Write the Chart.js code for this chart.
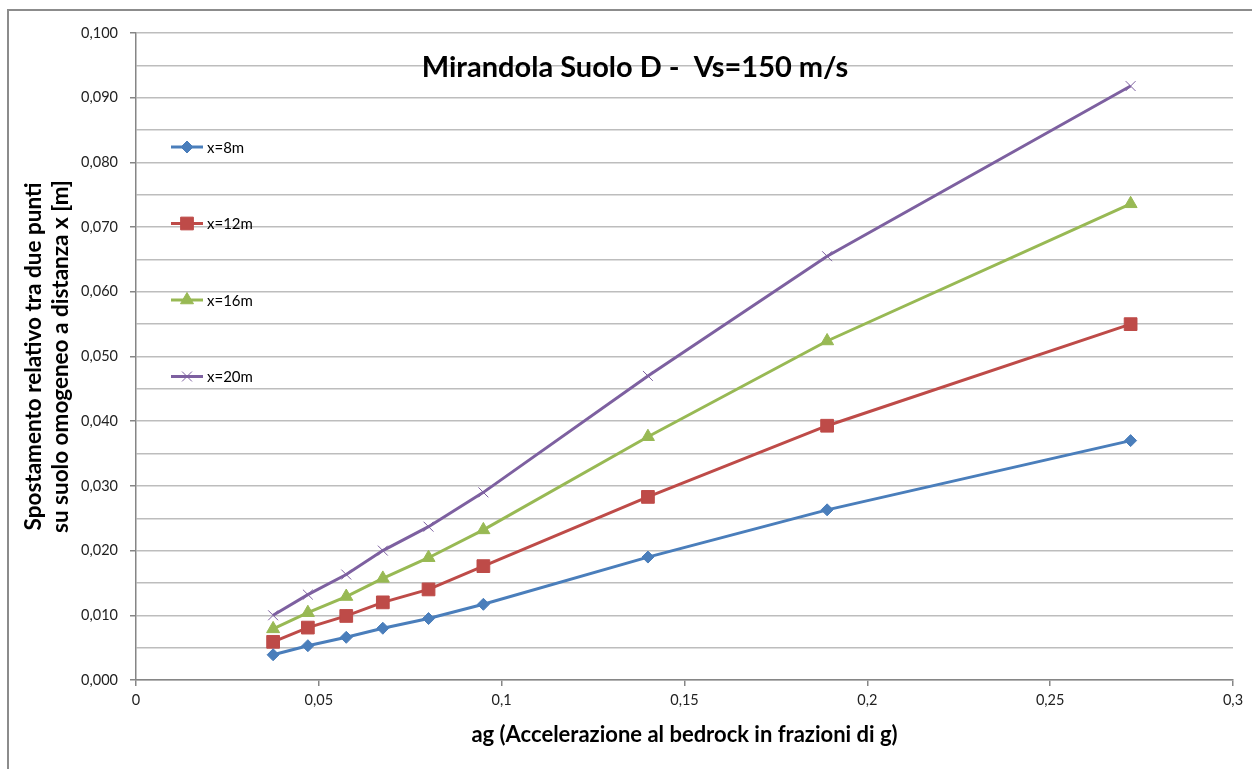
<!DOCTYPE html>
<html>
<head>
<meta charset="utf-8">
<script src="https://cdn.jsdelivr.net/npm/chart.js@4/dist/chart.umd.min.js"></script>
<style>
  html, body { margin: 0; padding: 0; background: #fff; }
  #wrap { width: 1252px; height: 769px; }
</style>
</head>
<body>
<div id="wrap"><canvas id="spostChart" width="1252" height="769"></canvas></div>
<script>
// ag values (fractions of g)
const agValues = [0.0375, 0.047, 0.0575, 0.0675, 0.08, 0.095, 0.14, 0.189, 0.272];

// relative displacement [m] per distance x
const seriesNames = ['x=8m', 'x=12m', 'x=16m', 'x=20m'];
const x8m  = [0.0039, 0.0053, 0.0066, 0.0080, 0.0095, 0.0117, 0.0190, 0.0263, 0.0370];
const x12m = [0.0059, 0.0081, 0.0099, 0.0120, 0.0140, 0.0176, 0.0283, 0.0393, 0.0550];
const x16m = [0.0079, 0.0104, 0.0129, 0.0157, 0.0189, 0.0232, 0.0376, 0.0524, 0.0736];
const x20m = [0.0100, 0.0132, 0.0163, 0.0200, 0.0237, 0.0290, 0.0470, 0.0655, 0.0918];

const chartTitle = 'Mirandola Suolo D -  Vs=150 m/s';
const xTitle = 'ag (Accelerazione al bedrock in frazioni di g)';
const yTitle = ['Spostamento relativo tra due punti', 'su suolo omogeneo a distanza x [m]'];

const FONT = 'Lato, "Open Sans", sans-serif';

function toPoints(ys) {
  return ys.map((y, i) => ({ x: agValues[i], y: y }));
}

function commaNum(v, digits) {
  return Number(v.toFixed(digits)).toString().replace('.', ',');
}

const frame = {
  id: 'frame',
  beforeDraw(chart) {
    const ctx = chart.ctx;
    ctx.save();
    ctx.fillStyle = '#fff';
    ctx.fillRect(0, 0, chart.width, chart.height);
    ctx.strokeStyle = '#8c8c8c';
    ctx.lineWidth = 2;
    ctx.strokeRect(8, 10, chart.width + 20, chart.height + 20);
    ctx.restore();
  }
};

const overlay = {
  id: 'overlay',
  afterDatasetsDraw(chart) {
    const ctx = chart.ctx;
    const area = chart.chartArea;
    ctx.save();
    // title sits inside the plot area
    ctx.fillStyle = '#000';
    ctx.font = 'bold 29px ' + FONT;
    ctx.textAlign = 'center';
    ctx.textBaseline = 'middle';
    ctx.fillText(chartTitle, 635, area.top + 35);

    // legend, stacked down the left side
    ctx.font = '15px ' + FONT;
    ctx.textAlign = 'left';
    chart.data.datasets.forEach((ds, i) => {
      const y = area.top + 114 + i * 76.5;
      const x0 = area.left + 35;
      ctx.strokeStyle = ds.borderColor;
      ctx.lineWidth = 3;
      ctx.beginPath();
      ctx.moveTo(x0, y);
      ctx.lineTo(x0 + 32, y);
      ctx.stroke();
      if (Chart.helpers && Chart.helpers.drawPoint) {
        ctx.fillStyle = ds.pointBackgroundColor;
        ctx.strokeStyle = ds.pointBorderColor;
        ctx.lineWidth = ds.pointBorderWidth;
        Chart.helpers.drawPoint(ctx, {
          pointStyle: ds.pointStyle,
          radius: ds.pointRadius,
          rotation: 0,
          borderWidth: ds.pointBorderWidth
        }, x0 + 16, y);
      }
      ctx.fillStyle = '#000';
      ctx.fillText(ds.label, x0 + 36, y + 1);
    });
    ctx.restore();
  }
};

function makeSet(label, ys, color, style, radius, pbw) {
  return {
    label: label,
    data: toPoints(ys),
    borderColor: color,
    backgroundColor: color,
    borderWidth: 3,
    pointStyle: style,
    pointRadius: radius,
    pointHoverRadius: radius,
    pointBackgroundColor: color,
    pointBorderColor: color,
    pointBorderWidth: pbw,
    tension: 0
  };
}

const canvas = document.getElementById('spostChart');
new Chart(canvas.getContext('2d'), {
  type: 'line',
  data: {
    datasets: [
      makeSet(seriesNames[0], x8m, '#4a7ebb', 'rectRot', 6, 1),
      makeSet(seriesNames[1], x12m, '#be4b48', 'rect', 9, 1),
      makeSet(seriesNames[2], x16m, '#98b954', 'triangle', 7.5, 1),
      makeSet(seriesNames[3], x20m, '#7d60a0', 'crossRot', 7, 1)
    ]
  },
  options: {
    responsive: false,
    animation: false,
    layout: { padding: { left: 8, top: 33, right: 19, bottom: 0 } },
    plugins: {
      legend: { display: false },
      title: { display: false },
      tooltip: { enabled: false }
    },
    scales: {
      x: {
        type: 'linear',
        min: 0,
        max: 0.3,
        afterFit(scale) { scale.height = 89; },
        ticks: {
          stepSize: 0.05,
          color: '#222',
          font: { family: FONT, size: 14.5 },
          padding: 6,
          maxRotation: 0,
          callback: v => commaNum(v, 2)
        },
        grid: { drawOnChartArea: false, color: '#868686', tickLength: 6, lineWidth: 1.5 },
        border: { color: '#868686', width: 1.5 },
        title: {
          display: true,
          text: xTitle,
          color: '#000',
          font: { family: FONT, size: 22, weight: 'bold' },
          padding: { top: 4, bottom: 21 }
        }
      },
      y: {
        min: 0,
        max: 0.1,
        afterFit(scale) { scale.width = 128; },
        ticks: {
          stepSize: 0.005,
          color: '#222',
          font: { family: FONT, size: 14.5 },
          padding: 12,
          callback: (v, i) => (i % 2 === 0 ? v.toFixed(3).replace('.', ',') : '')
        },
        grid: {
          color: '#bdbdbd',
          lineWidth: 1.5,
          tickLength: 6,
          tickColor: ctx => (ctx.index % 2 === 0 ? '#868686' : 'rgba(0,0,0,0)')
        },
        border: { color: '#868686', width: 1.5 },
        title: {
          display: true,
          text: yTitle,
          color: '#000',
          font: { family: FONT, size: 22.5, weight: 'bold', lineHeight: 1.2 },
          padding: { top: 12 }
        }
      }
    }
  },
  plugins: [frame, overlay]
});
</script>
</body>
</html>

- Prompt
Repeat the data exactly, without the pictures.

- Right answer
Write the Chart.js code for this chart.
<!DOCTYPE html>
<html>
<head>
<meta charset="utf-8">
<script src="https://cdn.jsdelivr.net/npm/chart.js@4/dist/chart.umd.min.js"></script>
<style>
  html, body { margin: 0; padding: 0; background: #fff; }
  #wrap { width: 1252px; height: 769px; }
</style>
</head>
<body>
<div id="wrap"><canvas id="spostChart" width="1252" height="769"></canvas></div>
<script>
// ag values (fractions of g)
const agValues = [0.0375, 0.047, 0.0575, 0.0675, 0.08, 0.095, 0.14, 0.189, 0.272];

// relative displacement [m] per distance x
const seriesNames = ['x=8m', 'x=12m', 'x=16m', 'x=20m'];
const x8m  = [0.0039, 0.0053, 0.0066, 0.0080, 0.0095, 0.0117, 0.0190, 0.0263, 0.0370];
const x12m = [0.0059, 0.0081, 0.0099, 0.0120, 0.0140, 0.0176, 0.0283, 0.0393, 0.0550];
const x16m = [0.0079, 0.0104, 0.0129, 0.0157, 0.0189, 0.0232, 0.0376, 0.0524, 0.0736];
const x20m = [0.0100, 0.0132, 0.0163, 0.0200, 0.0237, 0.0290, 0.0470, 0.0655, 0.0918];

const chartTitle = 'Mirandola Suolo D -  Vs=150 m/s';
const xTitle = 'ag (Accelerazione al bedrock in frazioni di g)';
const yTitle = ['Spostamento relativo tra due punti', 'su suolo omogeneo a distanza x [m]'];

const FONT = 'Lato, "Open Sans", sans-serif';

function toPoints(ys) {
  return ys.map((y, i) => ({ x: agValues[i], y: y }));
}

function commaNum(v, digits) {
  return Number(v.toFixed(digits)).toString().replace('.', ',');
}

const frame = {
  id: 'frame',
  beforeDraw(chart) {
    const ctx = chart.ctx;
    ctx.save();
    ctx.fillStyle = '#fff';
    ctx.fillRect(0, 0, chart.width, chart.height);
    ctx.strokeStyle = '#8c8c8c';
    ctx.lineWidth = 2;
    ctx.strokeRect(8, 10, chart.width + 20, chart.height + 20);
    ctx.restore();
  }
};

const overlay = {
  id: 'overlay',
  afterDatasetsDraw(chart) {
    const ctx = chart.ctx;
    const area = chart.chartArea;
    ctx.save();
    // title sits inside the plot area
    ctx.fillStyle = '#000';
    ctx.font = 'bold 29px ' + FONT;
    ctx.textAlign = 'center';
    ctx.textBaseline = 'middle';
    ctx.fillText(chartTitle, 635, area.top + 35);

    // legend, stacked down the left side
    ctx.font = '15px ' + FONT;
    ctx.textAlign = 'left';
    chart.data.datasets.forEach((ds, i) => {
      const y = area.top + 114 + i * 76.5;
      const x0 = area.left + 35;
      ctx.strokeStyle = ds.borderColor;
      ctx.lineWidth = 3;
      ctx.beginPath();
      ctx.moveTo(x0, y);
      ctx.lineTo(x0 + 32, y);
      ctx.stroke();
      if (Chart.helpers && Chart.helpers.drawPoint) {
        ctx.fillStyle = ds.pointBackgroundColor;
        ctx.strokeStyle = ds.pointBorderColor;
        ctx.lineWidth = ds.pointBorderWidth;
        Chart.helpers.drawPoint(ctx, {
          pointStyle: ds.pointStyle,
          radius: ds.pointRadius,
          rotation: 0,
          borderWidth: ds.pointBorderWidth
        }, x0 + 16, y);
      }
      ctx.fillStyle = '#000';
      ctx.fillText(ds.label, x0 + 36, y + 1);
    });
    ctx.restore();
  }
};

function makeSet(label, ys, color, style, radius, pbw) {
  return {
    label: label,
    data: toPoints(ys),
    borderColor: color,
    backgroundColor: color,
    borderWidth: 3,
    pointStyle: style,
    pointRadius: radius,
    pointHoverRadius: radius,
    pointBackgroundColor: color,
    pointBorderColor: color,
    pointBorderWidth: pbw,
    tension: 0
  };
}

const canvas = document.getElementById('spostChart');
new Chart(canvas.getContext('2d'), {
  type: 'line',
  data: {
    datasets: [
      makeSet(seriesNames[0], x8m, '#4a7ebb', 'rectRot', 6, 1),
      makeSet(seriesNames[1], x12m, '#be4b48', 'rect', 9, 1),
      makeSet(seriesNames[2], x16m, '#98b954', 'triangle', 7.5, 1),
      makeSet(seriesNames[3], x20m, '#7d60a0', 'crossRot', 7, 1)
    ]
  },
  options: {
    responsive: false,
    animation: false,
    layout: { padding: { left: 8, top: 33, right: 19, bottom: 0 } },
    plugins: {
      legend: { display: false },
      title: { display: false },
      tooltip: { enabled: false }
    },
    scales: {
      x: {
        type: 'linear',
        min: 0,
        max: 0.3,
        afterFit(scale) { scale.height = 89; },
        ticks: {
          stepSize: 0.05,
          color: '#222',
          font: { family: FONT, size: 14.5 },
          padding: 6,
          maxRotation: 0,
          callback: v => commaNum(v, 2)
        },
        grid: { drawOnChartArea: false, color: '#868686', tickLength: 6, lineWidth: 1.5 },
        border: { color: '#868686', width: 1.5 },
        title: {
          display: true,
          text: xTitle,
          color: '#000',
          font: { family: FONT, size: 22, weight: 'bold' },
          padding: { top: 4, bottom: 21 }
        }
      },
      y: {
        min: 0,
        max: 0.1,
        afterFit(scale) { scale.width = 128; },
        ticks: {
          stepSize: 0.005,
          color: '#222',
          font: { family: FONT, size: 14.5 },
          padding: 12,
          callback: (v, i) => (i % 2 === 0 ? v.toFixed(3).replace('.', ',') : '')
        },
        grid: {
          color: '#bdbdbd',
          lineWidth: 1.5,
          tickLength: 6,
          tickColor: ctx => (ctx.index % 2 === 0 ? '#868686' : 'rgba(0,0,0,0)')
        },
        border: { color: '#868686', width: 1.5 },
        title: {
          display: true,
          text: yTitle,
          color: '#000',
          font: { family: FONT, size: 22.5, weight: 'bold', lineHeight: 1.2 },
          padding: { top: 12 }
        }
      }
    }
  },
  plugins: [frame, overlay]
});
</script>
</body>
</html>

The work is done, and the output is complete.